En conséquence de ce qui précède, votre commission a l’honneur de proposer l’ordre du jour.

- Ces conclusions sont adoptées.


M. Henot, rapporteur. - « Par pétition datée de Bruges, le 17 février 1843, les sieurs Jean Torreborre-Bogaert, François Moerloose et Pierre Torreborre-Janssens, directeurs du service des barques d’Ostende à Bruges, et de Bruges à Gand, et vice-versâ, demandent une indemnité pour les pertes qu’ils ont essuyées par suite de l’établissement du chemin de fer. »

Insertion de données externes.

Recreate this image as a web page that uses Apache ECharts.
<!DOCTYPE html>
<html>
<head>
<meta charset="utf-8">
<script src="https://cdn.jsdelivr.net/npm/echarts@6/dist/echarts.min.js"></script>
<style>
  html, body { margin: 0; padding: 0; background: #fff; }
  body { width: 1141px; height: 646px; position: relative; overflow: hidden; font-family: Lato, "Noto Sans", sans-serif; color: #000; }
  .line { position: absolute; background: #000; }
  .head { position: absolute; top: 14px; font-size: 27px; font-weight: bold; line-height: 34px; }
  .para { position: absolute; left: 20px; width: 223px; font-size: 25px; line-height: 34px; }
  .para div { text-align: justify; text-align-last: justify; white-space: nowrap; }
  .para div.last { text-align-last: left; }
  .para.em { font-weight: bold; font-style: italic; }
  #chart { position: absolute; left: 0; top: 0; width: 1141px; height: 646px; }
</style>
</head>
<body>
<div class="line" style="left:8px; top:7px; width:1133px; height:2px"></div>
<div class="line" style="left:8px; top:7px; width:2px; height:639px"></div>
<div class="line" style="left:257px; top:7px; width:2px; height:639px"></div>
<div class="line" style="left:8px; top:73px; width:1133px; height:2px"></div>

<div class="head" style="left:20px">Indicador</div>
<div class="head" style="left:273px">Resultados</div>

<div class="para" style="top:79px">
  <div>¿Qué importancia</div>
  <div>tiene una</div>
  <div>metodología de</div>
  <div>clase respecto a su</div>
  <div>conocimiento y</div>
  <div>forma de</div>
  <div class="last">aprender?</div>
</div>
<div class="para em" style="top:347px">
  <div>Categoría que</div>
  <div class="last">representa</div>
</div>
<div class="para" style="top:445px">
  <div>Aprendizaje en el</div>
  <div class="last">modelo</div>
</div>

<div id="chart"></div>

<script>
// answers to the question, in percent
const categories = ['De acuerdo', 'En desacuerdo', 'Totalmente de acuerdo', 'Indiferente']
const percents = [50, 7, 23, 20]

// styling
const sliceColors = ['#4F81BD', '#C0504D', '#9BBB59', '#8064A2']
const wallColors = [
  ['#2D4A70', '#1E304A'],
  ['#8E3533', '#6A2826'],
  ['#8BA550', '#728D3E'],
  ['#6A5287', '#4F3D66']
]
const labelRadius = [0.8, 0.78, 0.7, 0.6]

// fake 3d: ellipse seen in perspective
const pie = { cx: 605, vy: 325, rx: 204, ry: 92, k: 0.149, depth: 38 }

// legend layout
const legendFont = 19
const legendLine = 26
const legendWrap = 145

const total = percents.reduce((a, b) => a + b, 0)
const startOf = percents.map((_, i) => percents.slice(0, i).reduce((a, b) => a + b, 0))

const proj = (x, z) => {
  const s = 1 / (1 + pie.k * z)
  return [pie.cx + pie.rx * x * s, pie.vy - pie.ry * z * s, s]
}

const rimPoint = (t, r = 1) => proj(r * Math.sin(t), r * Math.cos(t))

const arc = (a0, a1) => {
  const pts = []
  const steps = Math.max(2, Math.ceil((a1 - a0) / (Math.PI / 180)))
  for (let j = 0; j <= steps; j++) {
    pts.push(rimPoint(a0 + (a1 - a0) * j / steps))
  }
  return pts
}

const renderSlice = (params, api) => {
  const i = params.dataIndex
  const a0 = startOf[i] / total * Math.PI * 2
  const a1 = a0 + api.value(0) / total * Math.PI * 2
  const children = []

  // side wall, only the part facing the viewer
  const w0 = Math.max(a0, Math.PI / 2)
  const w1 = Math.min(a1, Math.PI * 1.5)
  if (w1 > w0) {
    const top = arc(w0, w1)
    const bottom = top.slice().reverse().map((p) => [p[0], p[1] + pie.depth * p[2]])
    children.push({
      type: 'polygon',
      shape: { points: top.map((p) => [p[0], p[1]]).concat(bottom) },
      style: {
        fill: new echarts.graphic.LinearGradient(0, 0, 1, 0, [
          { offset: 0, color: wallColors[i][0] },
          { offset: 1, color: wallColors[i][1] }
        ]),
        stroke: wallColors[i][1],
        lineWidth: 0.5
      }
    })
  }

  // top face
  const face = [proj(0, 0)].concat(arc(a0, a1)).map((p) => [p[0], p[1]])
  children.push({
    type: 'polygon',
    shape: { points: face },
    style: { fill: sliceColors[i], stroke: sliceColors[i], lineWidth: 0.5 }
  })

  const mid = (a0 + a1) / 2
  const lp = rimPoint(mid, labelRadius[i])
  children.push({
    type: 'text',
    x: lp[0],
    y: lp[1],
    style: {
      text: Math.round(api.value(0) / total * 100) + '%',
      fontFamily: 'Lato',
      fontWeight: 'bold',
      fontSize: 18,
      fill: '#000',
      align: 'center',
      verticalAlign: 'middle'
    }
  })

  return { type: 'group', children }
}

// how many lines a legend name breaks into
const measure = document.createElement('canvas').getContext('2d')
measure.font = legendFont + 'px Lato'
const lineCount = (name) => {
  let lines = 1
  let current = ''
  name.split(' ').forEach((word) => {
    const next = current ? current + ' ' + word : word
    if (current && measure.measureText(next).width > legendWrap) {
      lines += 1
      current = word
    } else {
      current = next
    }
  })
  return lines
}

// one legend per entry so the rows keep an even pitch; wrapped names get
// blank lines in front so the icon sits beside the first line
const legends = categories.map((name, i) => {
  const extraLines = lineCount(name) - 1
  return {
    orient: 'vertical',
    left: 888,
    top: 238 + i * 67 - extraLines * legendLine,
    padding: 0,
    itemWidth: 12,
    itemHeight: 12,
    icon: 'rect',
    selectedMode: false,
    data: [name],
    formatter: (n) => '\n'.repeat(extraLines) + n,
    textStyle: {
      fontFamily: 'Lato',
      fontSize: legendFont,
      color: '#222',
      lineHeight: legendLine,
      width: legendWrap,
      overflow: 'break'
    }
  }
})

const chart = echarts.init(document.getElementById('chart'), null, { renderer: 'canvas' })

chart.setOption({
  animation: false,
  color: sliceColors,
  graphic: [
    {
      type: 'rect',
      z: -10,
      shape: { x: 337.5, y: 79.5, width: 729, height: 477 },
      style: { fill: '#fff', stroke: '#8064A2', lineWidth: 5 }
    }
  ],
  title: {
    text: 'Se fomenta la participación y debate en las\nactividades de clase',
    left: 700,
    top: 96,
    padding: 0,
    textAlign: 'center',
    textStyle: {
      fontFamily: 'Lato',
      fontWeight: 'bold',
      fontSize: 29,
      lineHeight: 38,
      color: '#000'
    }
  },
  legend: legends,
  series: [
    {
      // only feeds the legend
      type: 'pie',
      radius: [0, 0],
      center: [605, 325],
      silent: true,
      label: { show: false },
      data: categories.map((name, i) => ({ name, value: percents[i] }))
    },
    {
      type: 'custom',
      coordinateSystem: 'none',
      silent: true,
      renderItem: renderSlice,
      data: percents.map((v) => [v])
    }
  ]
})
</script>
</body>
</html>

La chambre voudra bien se rappeler qu’elle a été appelée plus d’une fois à s’occuper de la réclamation que le sieur Torreborre-Bogaert et compagnie ont cru convenable de renouveler, de sorte que les différentes décisions qu’elle a prises, ne les ont pas rebutés ; les directeurs des barques de Bruges, après avoir succombé dans les demandes en indemnité qu’ils avaient formées individuellement, n’ont pas craint de présenter cette fois leur demande collectivement, dans l’espoir, sans doute, qu’ils seraient plus heureux.

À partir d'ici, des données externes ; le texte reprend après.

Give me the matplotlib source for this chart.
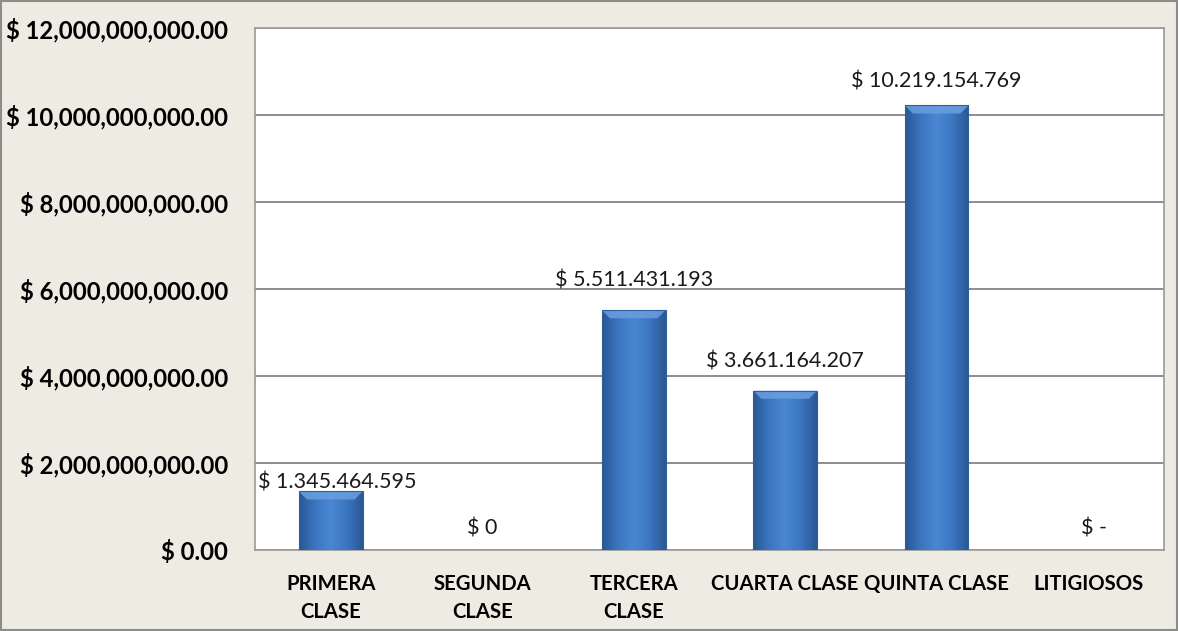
import numpy as np
import matplotlib.pyplot as plt
from matplotlib.colors import LinearSegmentedColormap
from matplotlib.ticker import FuncFormatter

categories = ['PRIMERA\nCLASE', 'SEGUNDA\nCLASE', 'TERCERA\nCLASE',
              'CUARTA CLASE', 'QUINTA CLASE', 'LITIGIOSOS']
values = [1345464595, 0, 5511431193, 3661164207, 10219154769, 0]
value_labels = ['$ 1.345.464.595', '$ 0', '$ 5.511.431.193',
                '$ 3.661.164.207', '$ 10.219.154.769', '$ -']
yticks = [0, 2e9, 4e9, 6e9, 8e9, 10e9, 12e9]

plt.rcParams['font.family'] = ['Lato', 'DejaVu Sans']

bg = '#EEEBE2'
fig = plt.figure(figsize=(11.78, 6.31), dpi=100, facecolor=bg)
ax = fig.add_axes([0.2165, 0.1284, 0.7715, 0.8272])
ax.set_facecolor('white')

x = np.arange(len(categories))
bars = ax.bar(x, values, width=0.42, color='none', zorder=3)

ax.set_xlim(-0.5, len(categories) - 0.5)
ax.set_ylim(0, 12e9)

# size of the top bevel in data units (about 8 px)
p0 = ax.transData.inverted().transform((0, 0))
p1 = ax.transData.inverted().transform((8, 8))
bx, by = p1 - p0

# horizontal gradient, darker at the edges, lighter in the middle
cmap = LinearSegmentedColormap.from_list(
    'bar', ['#2A5894', '#3C76C2', '#4A86D2', '#3C76C2', '#2A5894'])
grad = np.linspace(0, 1, 64).reshape(1, -1)
for b in bars:
    if b.get_height() <= 0:
        continue
    x0, w, h = b.get_x(), b.get_width(), b.get_height()
    im = ax.imshow(grad, cmap=cmap, aspect='auto', zorder=3,
                   extent=[x0, x0 + w, 0, h], interpolation='bicubic')
    im.set_clip_path(b)
    ax.add_patch(plt.Polygon([(x0, h), (x0 + w, h), (x0 + w - bx, h - by),
                              (x0 + bx, h - by)], closed=True,
                             fc='#6A9FE0', ec='none', alpha=0.85, zorder=4))
    ax.add_patch(plt.Rectangle((x0, 0), w, h, fill=False,
                               ec='#2F5F9C', lw=0.8, zorder=5))

ax.set_yticks(yticks)
ax.yaxis.set_major_formatter(FuncFormatter(lambda v, p: f'$ {v:,.2f}'))
ax.grid(axis='y', color='#8C8C8C', lw=1.4, zorder=1)
ax.set_axisbelow(True)

ax.set_xticks(x)
ax.set_xticklabels(categories, fontweight='bold', fontsize=14.6,
                   linespacing=1.5, va='top')
for lbl in ax.get_yticklabels():
    lbl.set_fontweight('bold')
    lbl.set_fontsize(17.2)
ax.tick_params(axis='both', length=0)
ax.tick_params(axis='x', pad=17)
ax.tick_params(axis='y', pad=19.5)

for s in ax.spines.values():
    s.set_color('#9A9A9A')
    s.set_linewidth(1.2)

# label offsets in points (x, y)
offsets = [(5, -1), (0, 8), (0, 14), (0, 14), (0, 10), (4, 8)]
for xi, v, lab, off in zip(x, values, value_labels, offsets):
    ax.annotate(lab, (xi, v), xytext=off, textcoords='offset points',
                ha='center', va='bottom', fontsize=15.5, color='#1A1A1A')

fig.patches.append(plt.Rectangle((0.001, 0.002), 0.998, 0.996,
                                 transform=fig.transFigure, fill=False,
                                 ec='#8C8C8C', lw=1.5))

fig.savefig('out.png', dpi=100, facecolor=bg)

Le sieur Torreborre-Janssens ayant, par sa requête du 7 mars 1842, réclamé l’indemnité qu’il réclame derechef aujourd’hui, la chambre ordonna, dans la séance du 21 mai suivant, le dépôt de sa requête au bureau des renseignements.

Le sieur Moerloose ayant formé la même demande par sa requête en date du 4 avril 1842, la chambre ordonna également le 21 mai suivant le dépôt de cette pièce au bureau des renseignements.

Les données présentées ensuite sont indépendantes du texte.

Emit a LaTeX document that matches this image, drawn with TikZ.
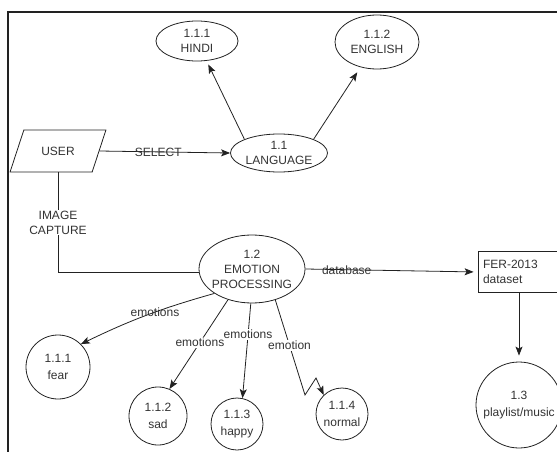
\documentclass[tikz,border=0pt]{standalone}
\usepackage{fontspec}
\setmainfont{Liberation Sans}
\usetikzlibrary{arrows.meta,shapes.geometric}
\definecolor{inkgray}{HTML}{222222}
\definecolor{textgray}{HTML}{333333}

\begin{document}
\begin{tikzpicture}[x=1pt,y=-1pt,>=Stealth,
  every node/.style={font=\fontsize{12}{15}\selectfont,text=textgray},
  flow/.style={draw=inkgray,line width=.8pt},
  tip/.style={-{Stealth[length=9pt,width=7pt,inset=2pt]}},
  proc/.style={ellipse,draw=inkgray,line width=.8pt,inner xsep=-10pt,inner ysep=-3pt,align=center},
  bubble/.style={circle,draw=inkgray,line width=.8pt,inner sep=-8pt,align=center,font=\fontsize{12}{16.5}\selectfont},
  lbl/.style={fill=white,inner sep=1pt}]
 \clip (0,0) rectangle (557,452);
 \draw[line width=1.6pt,inkgray] (8,470)--(8,12)--(570,12);
 \node[trapezium,trapezium stretches=true,trapezium left angle=62,trapezium right angle=118,
   draw=inkgray,line width=.8pt,minimum width=96pt,minimum height=42pt] (user) at (58,151) {USER};
 \node[proc,minimum width=97pt,minimum height=38pt] (lang) at (279,153) {1.1\\LANGUAGE};
 \node[proc,minimum width=82pt,minimum height=40pt] (hindi) at (197,41) {1.1.1\\HINDI};
 \node[proc,minimum width=84pt,minimum height=54pt] (english) at (377,42) {1.1.2\\ENGLISH};
 \node[proc,minimum width=106pt,minimum height=68pt] (emo) at (252,269) {1.2\\EMOTION\\PROCESSING};
 \node[draw=inkgray,line width=.8pt,text width=90pt,align=left,inner sep=5pt,minimum height=41pt] (fer) at (528,272) {FER-2013\\dataset};
 \node[bubble,minimum size=64pt] (fear) at (58,367) {1.1.1\\fear};
 \node[bubble,minimum size=58pt] (sad) at (158,416) {1.1.2\\sad};
 \node[bubble,minimum size=52pt] (happy) at (237,424) {1.1.3\\happy};
 \node[bubble,minimum size=52pt] (normal) at (342,414) {1.1.4\\normal};
 \node[bubble,minimum size=86pt] (play) at (519,405) {1.3\\playlist/music};
 \coordinate (zigA) at (305,395);
 \coordinate (zigB) at (316,378);
 \draw[flow,tip] (user.east)--node[pos=.45] {SELECT} (lang.west);
 \draw[flow,tip,shorten >=4pt] (lang.north west)--(hindi);
 \draw[flow,tip,shorten >=6pt] (lang.north east)--(english);
 \draw[flow] (user.south) |- node[pos=.25,lbl,align=center] {IMAGE\\CAPTURE} (emo.184);
 \draw[flow,tip,shorten >=4pt] (emo.east)--node[pos=.24] {database} (fer.west);
 \draw[flow,tip,shorten >=6pt] (fer.south -| play.north)--(play.north);
 \draw[flow,tip] (emo.213) to[bend right=5] node[pos=.43] {emotions} (fear.45);
 \draw[flow,tip] (emo.232)--node[pos=.48,lbl] {emotions} (sad.67);
 \draw[flow,tip] (emo.268)--node[pos=.33,lbl] {emotions} (happy.78);
 \draw[flow,tip] (emo.307)--node[pos=.48,lbl] {emotion} (zigA)--(zigB)--(normal.134);
\end{tikzpicture}
\end{document}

Le sieur Toreborre, enfin, s’étant également adressé à la chambre afin d’obtenir une indemnité, sa requête fût renvoyée à la commission des finances, et sur le rapport que fît l’honorable M. Mast de Vries, au nom de cette commission, la chambre finit par adopter l’ordre du jour dans sa séance du 31 mai 1842.

Ce que la chambre a fait le 31 mai 1842, elle le fera encore aujourd’hui ; elle a reconnu alors que la responsabilité de l’Etat n’aurait pas de bornes, si les pertes essuyées par les directeurs des barques de Bruges devaient être bonifiées par lui, et la commission à conséquemment l’honorable de proposer à la chambre de passer à l’ordre du jour.

- Ces conclusions sont adoptées.


M. Henot, rapporteur. - « Par pétition signée à Bruges le 30 septembre 1843, le sieur Dewaele, ancien directeur des barques entre Bruges et Gand, demande une indemnité pour les pertes qu’il a essuyées par l’établissement du chemin de fer. »

Le pétitionnaire se trouve dans le même cas que les sieurs Torreborre-Bogaert et autres ; la chambre ayant passé à l’ordre du jour sur leur requête, la commission propose d’en faire de même sur la réclamation du sieur Dewaele.

- Ces conclusions sont adoptées.

La séance est levée à 4 heures et quart.